House bill move aims to contain China growth

African experts call reclassification an extension of US diplomatic aggression

This undated photo shows the Capitol Hill in Washington DC. (PHOTO / XINHUA)

The unanimous passage of a bill by the United States House of Representatives to revoke China's status as a developing country is an extension of the US diplomatic aggression against China to contain the country's development, which will also impede China's assistance to poorer countries, African experts said.

The so-called PRC Is Not a Developing Country Act, if enacted, will impose unrealistic obligations on China and may upset China's development agenda with its domino effects felt in Africa, they said.

Although it is the second-largest economy in the world, China is still listed as a developing country in all major international organizations such as the United Nations, World Bank and the International Monetary Fund.

XN Iraki, an associate professor at the University of Nairobi's Faculty of Business and Management Sciences, said China is still a developing country because its per capita income is still much lower compared with developed countries.

Iraki added that China's 65 percent urbanization rate is low compared with the United Kingdom's 85 percent.

He said if China's status is revoked, China could be forced to take up more responsibilities as a more developed country.

Adhere Cavince, an international relations scholar on China-Africa relations, said China is still considered a developing country across many metrics.

He said in terms of gross domestic product per capita, China is only around a fifth of the United States and ranks way below many of the Global North economies.

"China is still struggling with a number of development challenges.… It means that more work still needs to be done by Chinese people and the government to consolidate durable development gains," he said.

Huge cost

Adhere said reclassifying China as a developed country may come at a huge cost for its partners, especially from the Global South.

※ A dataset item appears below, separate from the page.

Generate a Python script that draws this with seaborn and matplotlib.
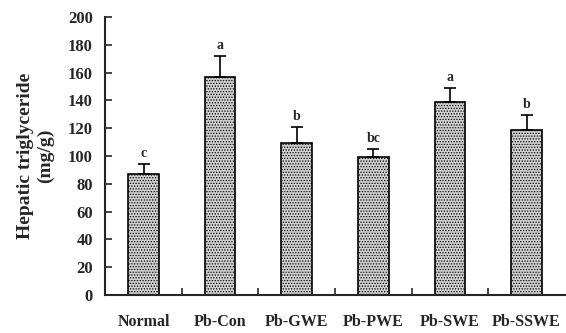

"In its understanding of the challenges of itself being the largest developing country, China has stood with other emerging economies in terms of development," he said, adding that China's assistance cannot be rivaled by any of the countries of the Organization for Economic Co-operation and Development.

"Through avenues like the Belt and Road Initiative, China has positively impacted Africa's productive sectors," he said.

"Any attempts to reclassify China as a developed country may impose unrealistic obligations on China, which will impede Beijing's development assistance to poor countries."

Nobert Njoroge, vice-chairperson of the Kenya-China Alumni Association, said China's status as a developing country has been discussed due to its rapid economic growth and increasing influence in the world economy.

"Despite its impressive economic growth, China still lags in literacy level distribution, life expectancy and overall human development index compared with developed countries."

Goodson Nguni, a political commentator in Zimbabwe, said: "The US wants to control and dominate China, a rising power."

Zimbabwean researcher Nomathemba Mhlanga said the move seeks to cut China's development trajectory by adding a premium to its development cost through the assumption of international responsibilities beyond its ability.

"The law is meant to put spanners on China's development agenda and its growing investment initiatives into Africa," Mhlanga said.

Gift Mugano, an economist in Harare, also questioned why the US gives itself the right to impose labels on other sovereign countries.

Mugano said the US wields some influence in the World Bank, WTO and IMF, and could also decree a heavy tariff regime on Chinese products and companies.